— start —

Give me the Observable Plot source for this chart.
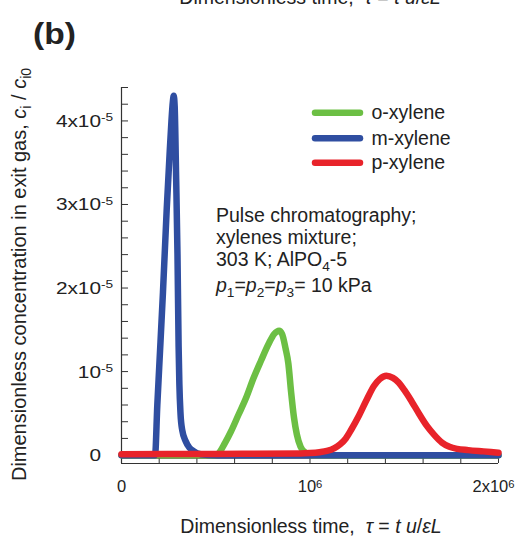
<!DOCTYPE html>
<html>
<head>
<meta charset="utf-8">
<script src="https://cdn.jsdelivr.net/npm/d3@7"></script>
<script src="https://cdn.jsdelivr.net/npm/@observablehq/plot@0.6"></script>
<style>
  body { margin: 0; background: #fff; }
  svg { display: block; }
</style>
</head>
<body>
<div id="chart"></div>
<script>
// ---------- data (tau in units of 1e6, concentration in units of 1e-5) ----------
const seriesNames = ["o-xylene", "m-xylene", "p-xylene"];
const seriesColors = ["#6cbf44", "#2f4ea1", "#e8232a"];

const oTau  = [0, 0.50, 0.51, 0.55, 0.58, 0.62, 0.66, 0.70, 0.74, 0.78, 0.81, 0.836, 0.852, 0.87, 0.885, 0.90, 0.915, 0.93, 0.95, 0.975, 1.00, 1.10, 2.00];
const oConc = [0, 0.00, 0.01, 0.15, 0.28, 0.48, 0.68, 0.92, 1.13, 1.33, 1.45, 1.49, 1.45, 1.28, 1.10, 0.75, 0.45, 0.25, 0.10, 0.03, 0.00, 0.00, 0.00];

const mTau  = [0, 0.10, 0.178, 0.19, 0.20, 0.22, 0.24, 0.255, 0.265, 0.272, 0.277, 0.282, 0.29, 0.297, 0.303, 0.307, 0.313, 0.322, 0.34, 0.36, 0.38, 0.42, 0.50, 1.00, 1.50, 2.00];
const mConc = [0, 0.00, 0.00, 0.60, 1.05, 1.95, 2.95, 3.60, 4.00, 4.22, 4.30, 4.18, 3.30, 2.40, 1.30, 0.85, 0.50, 0.30, 0.17, 0.09, 0.05, 0.01, 0.00, 0.00, 0.00, 0.00];

const pTau  = [0, 0.50, 0.95, 1.00, 1.05, 1.09, 1.13, 1.16, 1.19, 1.22, 1.26, 1.30, 1.34, 1.37, 1.405, 1.44, 1.47, 1.50, 1.54, 1.58, 1.62, 1.66, 1.70, 1.74, 1.78, 1.84, 1.92, 2.00];
const pConc = [0.01, 0.015, 0.02, 0.025, 0.035, 0.05, 0.085, 0.13, 0.20, 0.31, 0.475, 0.66, 0.83, 0.91, 0.95, 0.925, 0.87, 0.78, 0.64, 0.49, 0.35, 0.24, 0.15, 0.10, 0.075, 0.06, 0.045, 0.03];

const xDomain = [0, 2];
const yDomain = [-0.1, 4.4];
const xMinor = [0, 0.2, 0.4, 0.6, 0.8, 1.0, 1.2, 1.4, 1.6, 1.8, 2.0];
const xMajor = [0, 1, 2];
const xTickLabels = ["0", "10^6", "2x10^6"];
const yMinor = [0, 0.2, 0.4, 0.6, 0.8, 1.0, 1.2, 1.4, 1.6, 1.8, 2.0, 2.2, 2.4, 2.6, 2.8, 3.0, 3.2, 3.4, 3.6, 3.8, 4.0, 4.2, 4.4];
const yMajor = [0, 1, 2, 3, 4];
const yTickBase = ["0", "10", "2x10", "3x10", "4x10"];
const yTickSup = ["", "-5", "-5", "-5", "-5"];

// ---------- build table ----------
function toRows(name, tau, conc) {
  return tau.map((t, i) => ({series: name, tau: t, conc: conc[i]}));
}
const oRows = toRows("o-xylene", oTau, oConc);
const mRows = toRows("m-xylene", mTau, mConc);
const pRows = toRows("p-xylene", pTau, pConc);

const FONT = "'Liberation Sans', Arial, Helvetica, sans-serif";
const LW = 6.5;
const lineOpts = {x: "tau", y: "conc", stroke: "series", strokeWidth: LW, curve: "monotone-x", strokeLinecap: "round", strokeLinejoin: "round"};

const chart = Plot.plot({
  width: 522,
  height: 538,
  marginLeft: 121,
  marginRight: 24,
  marginTop: 87,
  marginBottom: 75,
  style: {fontFamily: FONT, background: "#fff", color: "#222"},
  x: {domain: xDomain},
  y: {domain: yDomain},
  color: {domain: seriesNames, range: seriesColors},
  marks: [
    Plot.ruleY([yDomain[0]], {stroke: "#333", strokeWidth: 1.2}),
    Plot.ruleY([yDomain[0]], {dy: -5, stroke: "#555", strokeWidth: 0.8}),
    Plot.ruleX([xDomain[0]], {stroke: "#333", strokeWidth: 1.2}),
    Plot.axisX(xMinor, {tickSize: 5, dy: -5, tickFormat: () => "", label: null, stroke: "#333"}),
    Plot.axisX(xMajor, {tickSize: 0, tickPadding: 17, tickFormat: d => xTickLabels[xMajor.indexOf(d)], label: null, fontSize: 16.5}),
    Plot.axisY(yMinor, {anchor: "left", tickSize: 7, dx: 7, tickFormat: () => "", label: null, stroke: "#333"}),
    Plot.line(oRows, lineOpts),
    Plot.line(mRows, lineOpts),
    Plot.line(pRows, lineOpts)
  ]
});

document.getElementById("chart").appendChild(chart);
const S = d3.select(chart);

// x tick superscripts
S.selectAll('g[aria-label="x-axis tick label"] text').each(function () {
  const s = this.textContent;
  if (s.includes("^")) {
    const [b, p] = s.split("^");
    const t = d3.select(this);
    t.text(b);
    t.append("tspan").attr("dy", -4).attr("font-size", "0.68em").text(p);
    if (b.includes("x")) t.attr("dx", -5);
  }
});

const ann = S.append("g").attr("font-family", FONT).attr("fill", "#222").attr("text-anchor", "start");

// y tick labels positioned through Plot's own y scale (glyphs a little wider, as in the reference)
const yScale = chart.scale("y");
const xLeft = chart.scale("x").apply(xDomain[0]);
yMajor.forEach((v, i) => {
  const g = ann.append("g").attr("transform", `translate(${xLeft - 20},${yScale.apply(v)}) scale(1.3,1)`);
  g.append("text").attr("text-anchor", "end").attr("y", 6.5).attr("font-size", 16).text(yTickBase[i]);
  if (yTickSup[i]) g.append("text").attr("text-anchor", "start").attr("y", 0.8).attr("font-size", 10.5).text(yTickSup[i]);
});

// rich text helper
function rich(sel, parts) {
  let cur = 0;
  parts.forEach(p => {
    const o = typeof p === "string" ? {t: p} : p;
    const want = o.sub ? 5 : o.sup ? -7 : 0;
    const ts = sel.append("tspan").text(o.t);
    if (want !== cur) ts.attr("dy", want - cur);
    cur = want;
    if (o.sub || o.sup) ts.attr("font-size", "0.7em");
    if (o.it) ts.attr("font-style", "italic");
  });
}

// legend
seriesNames.forEach((name, i) => {
  const cy = [112.7, 138.3, 162.7][i];
  ann.append("line").attr("x1", 315).attr("x2", 360).attr("y1", cy).attr("y2", cy)
    .attr("stroke", seriesColors[i]).attr("stroke-width", 6.5).attr("stroke-linecap", "round");
  ann.append("text").attr("x", 371.5).attr("y", cy + 6.5).attr("font-size", 19.5).text(name);
});

// annotation block
const annLines = [
  ["Pulse chromatography;"],
  ["xylenes mixture;"],
  ["303 K; AlPO", {t: "4", sub: true}, "-5"],
  [{t: "p", it: true}, {t: "1", sub: true}, "=", {t: "p", it: true}, {t: "2", sub: true}, "=", {t: "p", it: true}, {t: "3", sub: true}, "= 10 kPa"]
];
const annY = [221.5, 244, 266, 292];
annLines.forEach((parts, i) => {
  rich(ann.append("text").attr("x", 216).attr("y", annY[i]).attr("font-size", 19.5), parts);
});

// axis titles
const timeTitle = ["Dimensionless time,  ", {t: "τ", it: true}, " = ", {t: "t u", it: true}, "/", {t: "εL", it: true}];
rich(ann.append("text").attr("x", 311).attr("y", 533).attr("text-anchor", "middle").attr("font-size", 19.5), timeTitle);
rich(ann.append("text").attr("x", 310).attr("y", 4).attr("text-anchor", "middle").attr("font-size", 19.5), timeTitle);

rich(ann.append("text").attr("transform", "translate(25.5,274.5) rotate(-90)").attr("text-anchor", "middle").attr("font-size", 20),
  ["Dimensionless concentration in exit gas, ", {t: "c", it: true}, {t: "i", sub: true}, " / ", {t: "c", it: true}, {t: "i0", sub: true}]);

// panel letter
ann.append("text").attr("transform", "translate(33,43.5) scale(1.12,1)").attr("font-size", 30).attr("font-weight", "bold").text("(b)");
</script>
</body>
</html>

— end —

● **DIRECTIONS**
Starting at the top of the listing above, please restate word for word each line up to and including the one that holds "0.03, 0.00, 0.00, 0.00];", omitting every image.

● **ANSWER FOR THE TASK**
Give me the Observable Plot source for this chart.
<!DOCTYPE html>
<html>
<head>
<meta charset="utf-8">
<script src="https://cdn.jsdelivr.net/npm/d3@7"></script>
<script src="https://cdn.jsdelivr.net/npm/@observablehq/plot@0.6"></script>
<style>
  body { margin: 0; background: #fff; }
  svg { display: block; }
</style>
</head>
<body>
<div id="chart"></div>
<script>
// ---------- data (tau in units of 1e6, concentration in units of 1e-5) ----------
const seriesNames = ["o-xylene", "m-xylene", "p-xylene"];
const seriesColors = ["#6cbf44", "#2f4ea1", "#e8232a"];

const oTau  = [0, 0.50, 0.51, 0.55, 0.58, 0.62, 0.66, 0.70, 0.74, 0.78, 0.81, 0.836, 0.852, 0.87, 0.885, 0.90, 0.915, 0.93, 0.95, 0.975, 1.00, 1.10, 2.00];
const oConc = [0, 0.00, 0.01, 0.15, 0.28, 0.48, 0.68, 0.92, 1.13, 1.33, 1.45, 1.49, 1.45, 1.28, 1.10, 0.75, 0.45, 0.25, 0.10, 0.03, 0.00, 0.00, 0.00];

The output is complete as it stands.